Schneider recalls that when “Building Bombs” was originally submitted to “P.O.V.” in September, 1990, “there was no dispute with the original version (at “P.O.V.”).” Then a co-producer on the series, she says it didn’t air because it was “similar in content” to “Dark Circle,” a 1982 film about the nuclear facility at Rocky Flats, Colo. Shunned for years by PBS, “Dark Circle” finally aired in August, 1989. Still, “Bombs” would have aired two years later.

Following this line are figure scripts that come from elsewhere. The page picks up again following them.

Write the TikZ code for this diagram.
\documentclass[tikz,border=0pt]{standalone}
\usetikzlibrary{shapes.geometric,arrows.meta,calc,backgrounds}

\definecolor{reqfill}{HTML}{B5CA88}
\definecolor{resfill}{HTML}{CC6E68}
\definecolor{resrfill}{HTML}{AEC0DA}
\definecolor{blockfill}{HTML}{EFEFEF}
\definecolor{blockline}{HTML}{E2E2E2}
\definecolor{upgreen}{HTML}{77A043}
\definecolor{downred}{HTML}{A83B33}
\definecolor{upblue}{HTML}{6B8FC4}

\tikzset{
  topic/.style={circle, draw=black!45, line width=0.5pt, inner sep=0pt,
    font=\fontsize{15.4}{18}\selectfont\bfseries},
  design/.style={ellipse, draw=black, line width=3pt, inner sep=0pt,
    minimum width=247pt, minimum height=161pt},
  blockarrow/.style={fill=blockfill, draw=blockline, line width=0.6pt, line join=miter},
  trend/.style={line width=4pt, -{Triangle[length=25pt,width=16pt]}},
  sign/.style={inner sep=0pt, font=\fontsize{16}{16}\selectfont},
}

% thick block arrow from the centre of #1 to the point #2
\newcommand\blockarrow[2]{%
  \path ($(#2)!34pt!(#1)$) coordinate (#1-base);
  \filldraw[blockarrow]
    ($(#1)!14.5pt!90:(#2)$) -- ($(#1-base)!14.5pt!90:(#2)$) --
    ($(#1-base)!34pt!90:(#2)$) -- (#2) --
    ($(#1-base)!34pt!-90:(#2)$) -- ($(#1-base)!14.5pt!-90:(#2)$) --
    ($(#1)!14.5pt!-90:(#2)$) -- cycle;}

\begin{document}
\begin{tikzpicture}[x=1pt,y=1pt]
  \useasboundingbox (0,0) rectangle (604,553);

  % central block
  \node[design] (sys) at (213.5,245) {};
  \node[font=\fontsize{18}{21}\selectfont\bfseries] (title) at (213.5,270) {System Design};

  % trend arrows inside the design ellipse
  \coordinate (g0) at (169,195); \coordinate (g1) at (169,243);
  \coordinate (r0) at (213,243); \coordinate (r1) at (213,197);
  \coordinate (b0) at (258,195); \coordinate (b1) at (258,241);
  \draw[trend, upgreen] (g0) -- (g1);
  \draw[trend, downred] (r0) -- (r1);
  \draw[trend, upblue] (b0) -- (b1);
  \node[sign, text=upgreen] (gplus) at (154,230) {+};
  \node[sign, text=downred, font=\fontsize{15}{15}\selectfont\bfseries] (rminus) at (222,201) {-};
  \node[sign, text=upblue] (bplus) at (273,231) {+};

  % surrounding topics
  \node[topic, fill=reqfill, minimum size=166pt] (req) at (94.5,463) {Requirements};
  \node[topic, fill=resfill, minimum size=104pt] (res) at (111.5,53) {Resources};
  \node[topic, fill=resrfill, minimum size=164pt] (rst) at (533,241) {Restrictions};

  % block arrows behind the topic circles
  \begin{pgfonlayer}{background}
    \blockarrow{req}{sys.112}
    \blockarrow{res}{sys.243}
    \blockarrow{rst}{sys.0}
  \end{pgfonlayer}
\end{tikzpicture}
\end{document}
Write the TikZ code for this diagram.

After being rejected by PBS, “Building Bombs” found a home in cable. In August, 1992, a 45-minute version, with parts of Dexter still in, aired on the Discovery channel. In September, when the filmmakers reapplied to get it on “P.O.V.,” Schneider said she was more interested in the Discovery version than the original.
“It seemed an excellent example of investigative work that is fact-driven and issue-specific,” she said, “and when I showed it to an advisory committee, they asked if it would be possible to be updated because the original film was completed in 1989.”
Meanwhile, Mori ruminates about what wound up on the cutting-room floor. It bothers him to know that to fill up its hourlong time slot, “P.O.V.” had to schedule a little piece called “Over the Hedge.” It’s about the artistry of pruning shrubbery.